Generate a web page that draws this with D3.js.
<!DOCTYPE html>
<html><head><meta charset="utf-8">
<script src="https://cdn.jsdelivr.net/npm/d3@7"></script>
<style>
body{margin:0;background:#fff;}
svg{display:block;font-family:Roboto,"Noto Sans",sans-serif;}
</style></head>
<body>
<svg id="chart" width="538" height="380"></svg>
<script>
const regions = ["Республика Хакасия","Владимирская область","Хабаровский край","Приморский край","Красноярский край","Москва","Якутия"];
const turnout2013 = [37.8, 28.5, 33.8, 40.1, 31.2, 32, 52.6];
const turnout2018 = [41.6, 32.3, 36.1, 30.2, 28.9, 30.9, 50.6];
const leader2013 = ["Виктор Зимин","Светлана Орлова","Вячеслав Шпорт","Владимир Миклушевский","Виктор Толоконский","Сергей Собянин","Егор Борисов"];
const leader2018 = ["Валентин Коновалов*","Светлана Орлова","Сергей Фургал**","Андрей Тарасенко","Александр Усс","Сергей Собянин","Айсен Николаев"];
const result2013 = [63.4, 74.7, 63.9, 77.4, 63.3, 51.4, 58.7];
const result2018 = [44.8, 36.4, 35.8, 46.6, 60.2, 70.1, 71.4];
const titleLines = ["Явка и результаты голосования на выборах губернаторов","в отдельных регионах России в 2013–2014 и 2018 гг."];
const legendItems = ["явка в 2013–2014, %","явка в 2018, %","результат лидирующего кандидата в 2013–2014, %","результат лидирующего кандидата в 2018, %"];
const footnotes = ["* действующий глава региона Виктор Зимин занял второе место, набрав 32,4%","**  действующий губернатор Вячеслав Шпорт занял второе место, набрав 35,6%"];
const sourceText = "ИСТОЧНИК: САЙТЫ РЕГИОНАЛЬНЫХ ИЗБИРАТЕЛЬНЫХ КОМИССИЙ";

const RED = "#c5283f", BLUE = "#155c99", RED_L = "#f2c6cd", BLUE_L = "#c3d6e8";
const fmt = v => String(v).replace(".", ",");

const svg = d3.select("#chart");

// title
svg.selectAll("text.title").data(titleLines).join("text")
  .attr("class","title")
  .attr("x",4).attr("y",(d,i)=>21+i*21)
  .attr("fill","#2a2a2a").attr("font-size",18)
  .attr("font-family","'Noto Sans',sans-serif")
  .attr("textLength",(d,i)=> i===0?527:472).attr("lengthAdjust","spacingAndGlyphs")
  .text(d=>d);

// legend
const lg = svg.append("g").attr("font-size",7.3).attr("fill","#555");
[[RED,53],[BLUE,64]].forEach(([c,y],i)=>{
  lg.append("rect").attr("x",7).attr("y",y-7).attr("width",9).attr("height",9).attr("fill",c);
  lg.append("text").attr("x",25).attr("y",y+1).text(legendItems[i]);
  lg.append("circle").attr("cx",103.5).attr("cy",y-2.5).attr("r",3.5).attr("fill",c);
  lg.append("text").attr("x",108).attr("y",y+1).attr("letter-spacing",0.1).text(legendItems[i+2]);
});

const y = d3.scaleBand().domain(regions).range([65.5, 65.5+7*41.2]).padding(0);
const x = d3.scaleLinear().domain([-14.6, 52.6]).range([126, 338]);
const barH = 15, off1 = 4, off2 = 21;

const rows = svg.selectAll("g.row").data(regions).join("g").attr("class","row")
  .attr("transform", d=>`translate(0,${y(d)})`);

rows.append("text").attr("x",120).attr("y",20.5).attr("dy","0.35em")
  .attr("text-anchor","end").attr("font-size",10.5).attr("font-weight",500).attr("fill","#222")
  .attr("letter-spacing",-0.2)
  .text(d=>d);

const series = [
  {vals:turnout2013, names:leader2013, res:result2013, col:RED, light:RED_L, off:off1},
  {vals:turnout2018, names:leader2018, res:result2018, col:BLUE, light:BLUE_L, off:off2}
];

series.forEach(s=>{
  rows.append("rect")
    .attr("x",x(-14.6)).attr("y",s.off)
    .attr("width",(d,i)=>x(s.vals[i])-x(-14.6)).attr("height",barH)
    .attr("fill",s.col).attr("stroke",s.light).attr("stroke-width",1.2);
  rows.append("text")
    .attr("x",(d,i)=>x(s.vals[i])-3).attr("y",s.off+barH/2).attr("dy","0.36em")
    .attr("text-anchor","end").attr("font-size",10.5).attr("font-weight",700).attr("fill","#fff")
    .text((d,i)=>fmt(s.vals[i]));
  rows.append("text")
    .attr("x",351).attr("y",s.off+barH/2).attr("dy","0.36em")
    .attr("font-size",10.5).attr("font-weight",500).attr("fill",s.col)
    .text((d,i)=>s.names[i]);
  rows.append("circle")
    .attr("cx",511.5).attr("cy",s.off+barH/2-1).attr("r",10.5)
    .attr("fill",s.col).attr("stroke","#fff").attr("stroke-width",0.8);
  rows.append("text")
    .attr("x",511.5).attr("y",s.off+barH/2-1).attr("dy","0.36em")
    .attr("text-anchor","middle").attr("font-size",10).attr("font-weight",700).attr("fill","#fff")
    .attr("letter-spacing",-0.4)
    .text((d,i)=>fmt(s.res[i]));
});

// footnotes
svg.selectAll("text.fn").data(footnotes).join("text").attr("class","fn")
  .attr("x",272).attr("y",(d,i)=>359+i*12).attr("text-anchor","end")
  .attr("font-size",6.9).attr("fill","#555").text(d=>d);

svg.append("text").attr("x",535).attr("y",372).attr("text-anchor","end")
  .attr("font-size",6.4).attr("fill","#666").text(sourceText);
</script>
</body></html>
----
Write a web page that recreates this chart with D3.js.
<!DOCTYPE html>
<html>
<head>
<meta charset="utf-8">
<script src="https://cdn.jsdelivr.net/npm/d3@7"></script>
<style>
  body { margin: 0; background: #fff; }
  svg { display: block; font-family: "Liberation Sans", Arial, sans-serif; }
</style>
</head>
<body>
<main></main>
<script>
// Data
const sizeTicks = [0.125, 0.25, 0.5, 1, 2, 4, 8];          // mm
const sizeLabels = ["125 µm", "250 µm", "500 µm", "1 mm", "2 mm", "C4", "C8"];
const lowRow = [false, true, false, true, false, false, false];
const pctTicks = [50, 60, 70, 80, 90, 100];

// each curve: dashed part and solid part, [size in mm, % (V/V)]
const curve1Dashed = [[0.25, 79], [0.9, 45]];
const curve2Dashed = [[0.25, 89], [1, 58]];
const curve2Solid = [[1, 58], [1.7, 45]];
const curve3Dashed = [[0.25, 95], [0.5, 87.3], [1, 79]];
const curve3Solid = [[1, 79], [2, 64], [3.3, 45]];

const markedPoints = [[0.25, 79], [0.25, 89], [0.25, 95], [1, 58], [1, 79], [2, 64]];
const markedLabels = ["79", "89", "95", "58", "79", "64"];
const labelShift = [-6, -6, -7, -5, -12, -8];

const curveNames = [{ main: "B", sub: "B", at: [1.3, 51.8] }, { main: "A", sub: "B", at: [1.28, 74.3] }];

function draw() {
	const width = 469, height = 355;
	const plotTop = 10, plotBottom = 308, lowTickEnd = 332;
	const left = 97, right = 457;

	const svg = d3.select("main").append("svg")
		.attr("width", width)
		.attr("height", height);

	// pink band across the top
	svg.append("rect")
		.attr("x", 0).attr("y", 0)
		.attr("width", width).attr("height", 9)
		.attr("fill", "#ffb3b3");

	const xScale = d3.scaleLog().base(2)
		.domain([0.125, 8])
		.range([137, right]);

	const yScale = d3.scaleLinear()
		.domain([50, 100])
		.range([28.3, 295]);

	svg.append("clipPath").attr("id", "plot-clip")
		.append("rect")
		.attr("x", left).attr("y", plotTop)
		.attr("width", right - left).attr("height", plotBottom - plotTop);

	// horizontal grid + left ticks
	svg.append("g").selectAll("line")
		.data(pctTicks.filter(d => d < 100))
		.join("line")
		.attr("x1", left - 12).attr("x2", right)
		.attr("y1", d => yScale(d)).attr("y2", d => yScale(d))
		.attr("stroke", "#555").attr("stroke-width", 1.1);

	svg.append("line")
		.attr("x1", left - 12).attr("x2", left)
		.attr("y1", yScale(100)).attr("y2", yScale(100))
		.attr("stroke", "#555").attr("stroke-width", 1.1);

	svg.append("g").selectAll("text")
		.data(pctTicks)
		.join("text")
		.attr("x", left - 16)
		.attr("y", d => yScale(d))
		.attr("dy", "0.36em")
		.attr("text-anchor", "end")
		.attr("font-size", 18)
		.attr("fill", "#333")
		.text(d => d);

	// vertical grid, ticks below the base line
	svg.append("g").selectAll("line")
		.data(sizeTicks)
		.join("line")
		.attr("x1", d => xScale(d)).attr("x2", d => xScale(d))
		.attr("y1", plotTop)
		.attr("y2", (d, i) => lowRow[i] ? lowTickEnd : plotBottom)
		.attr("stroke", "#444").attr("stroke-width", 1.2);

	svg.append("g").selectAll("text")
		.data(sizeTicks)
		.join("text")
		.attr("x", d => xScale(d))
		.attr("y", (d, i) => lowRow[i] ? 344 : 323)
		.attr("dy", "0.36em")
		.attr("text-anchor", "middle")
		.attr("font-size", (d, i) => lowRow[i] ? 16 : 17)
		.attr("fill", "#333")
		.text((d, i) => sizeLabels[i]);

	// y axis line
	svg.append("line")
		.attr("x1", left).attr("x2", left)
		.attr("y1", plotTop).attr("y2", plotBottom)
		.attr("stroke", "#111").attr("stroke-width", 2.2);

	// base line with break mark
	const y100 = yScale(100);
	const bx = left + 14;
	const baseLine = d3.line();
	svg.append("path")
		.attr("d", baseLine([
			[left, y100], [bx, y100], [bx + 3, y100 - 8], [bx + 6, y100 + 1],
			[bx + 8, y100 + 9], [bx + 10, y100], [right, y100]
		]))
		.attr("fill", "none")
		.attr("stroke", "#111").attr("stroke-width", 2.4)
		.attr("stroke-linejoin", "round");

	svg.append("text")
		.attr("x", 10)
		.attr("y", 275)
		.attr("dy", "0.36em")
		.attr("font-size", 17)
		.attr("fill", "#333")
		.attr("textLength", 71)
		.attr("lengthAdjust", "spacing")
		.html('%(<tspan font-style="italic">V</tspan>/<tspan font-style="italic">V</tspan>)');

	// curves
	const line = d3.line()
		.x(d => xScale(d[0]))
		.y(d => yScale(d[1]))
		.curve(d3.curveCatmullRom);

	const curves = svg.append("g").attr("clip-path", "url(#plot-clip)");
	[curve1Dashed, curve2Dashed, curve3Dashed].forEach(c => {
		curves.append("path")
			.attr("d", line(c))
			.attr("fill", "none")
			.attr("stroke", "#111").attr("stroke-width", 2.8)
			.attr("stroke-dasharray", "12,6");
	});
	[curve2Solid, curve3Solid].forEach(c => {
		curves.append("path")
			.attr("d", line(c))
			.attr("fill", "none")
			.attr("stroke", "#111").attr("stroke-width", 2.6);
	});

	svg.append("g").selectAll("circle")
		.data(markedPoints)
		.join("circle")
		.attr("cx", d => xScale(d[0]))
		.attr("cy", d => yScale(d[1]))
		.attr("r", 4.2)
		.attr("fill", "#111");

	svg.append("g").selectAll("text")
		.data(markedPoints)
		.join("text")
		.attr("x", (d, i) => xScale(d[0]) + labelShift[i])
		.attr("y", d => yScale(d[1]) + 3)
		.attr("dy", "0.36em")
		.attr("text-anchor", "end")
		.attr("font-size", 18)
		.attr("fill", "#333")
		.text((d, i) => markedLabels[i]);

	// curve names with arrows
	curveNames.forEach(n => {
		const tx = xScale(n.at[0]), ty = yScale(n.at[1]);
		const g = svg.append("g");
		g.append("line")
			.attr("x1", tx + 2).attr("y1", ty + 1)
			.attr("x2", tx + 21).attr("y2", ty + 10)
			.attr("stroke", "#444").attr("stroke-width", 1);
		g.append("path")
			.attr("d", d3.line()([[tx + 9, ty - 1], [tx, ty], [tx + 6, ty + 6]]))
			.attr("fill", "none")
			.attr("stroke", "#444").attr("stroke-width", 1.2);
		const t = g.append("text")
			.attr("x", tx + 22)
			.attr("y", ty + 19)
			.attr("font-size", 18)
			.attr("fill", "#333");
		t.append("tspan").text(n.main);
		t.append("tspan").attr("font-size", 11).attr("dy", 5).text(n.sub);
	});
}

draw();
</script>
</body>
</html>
----
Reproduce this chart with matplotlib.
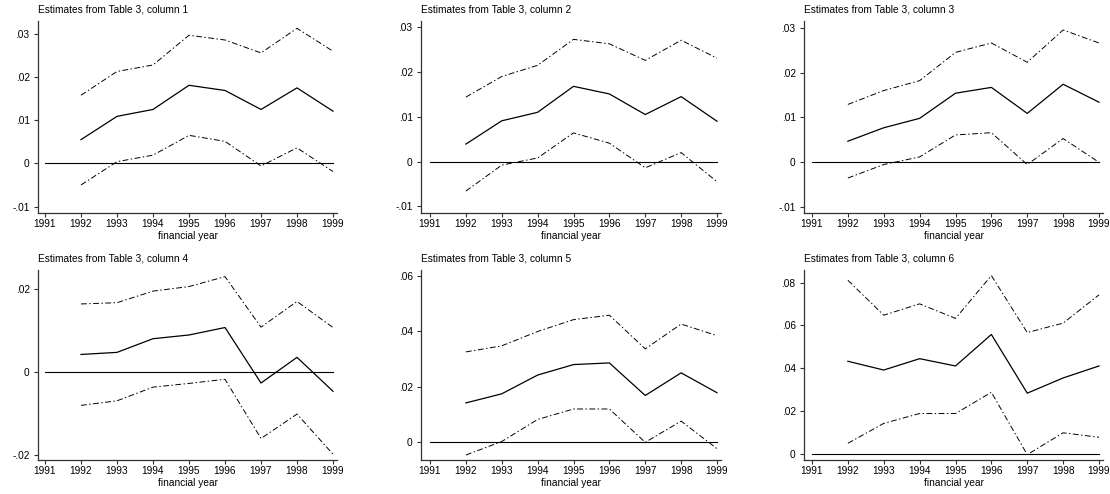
----
## [SHORT EXERCISE]
Take the line containing "Generate a web" and the line containing "const fmt = v". Write out both and all lines between, exactly, and nothing more.

## [EXERCISE RESULT]
Generate a web page that draws this with D3.js.
<!DOCTYPE html>
<html><head><meta charset="utf-8">
<script src="https://cdn.jsdelivr.net/npm/d3@7"></script>
<style>
body{margin:0;background:#fff;}
svg{display:block;font-family:Roboto,"Noto Sans",sans-serif;}
</style></head>
<body>
<svg id="chart" width="538" height="380"></svg>
<script>
const regions = ["Республика Хакасия","Владимирская область","Хабаровский край","Приморский край","Красноярский край","Москва","Якутия"];
const turnout2013 = [37.8, 28.5, 33.8, 40.1, 31.2, 32, 52.6];
const turnout2018 = [41.6, 32.3, 36.1, 30.2, 28.9, 30.9, 50.6];
const leader2013 = ["Виктор Зимин","Светлана Орлова","Вячеслав Шпорт","Владимир Миклушевский","Виктор Толоконский","Сергей Собянин","Егор Борисов"];
const leader2018 = ["Валентин Коновалов*","Светлана Орлова","Сергей Фургал**","Андрей Тарасенко","Александр Усс","Сергей Собянин","Айсен Николаев"];
const result2013 = [63.4, 74.7, 63.9, 77.4, 63.3, 51.4, 58.7];
const result2018 = [44.8, 36.4, 35.8, 46.6, 60.2, 70.1, 71.4];
const titleLines = ["Явка и результаты голосования на выборах губернаторов","в отдельных регионах России в 2013–2014 и 2018 гг."];
const legendItems = ["явка в 2013–2014, %","явка в 2018, %","результат лидирующего кандидата в 2013–2014, %","результат лидирующего кандидата в 2018, %"];
const footnotes = ["* действующий глава региона Виктор Зимин занял второе место, набрав 32,4%","**  действующий губернатор Вячеслав Шпорт занял второе место, набрав 35,6%"];
const sourceText = "ИСТОЧНИК: САЙТЫ РЕГИОНАЛЬНЫХ ИЗБИРАТЕЛЬНЫХ КОМИССИЙ";

const RED = "#c5283f", BLUE = "#155c99", RED_L = "#f2c6cd", BLUE_L = "#c3d6e8";
const fmt = v => String(v).replace(".", ",");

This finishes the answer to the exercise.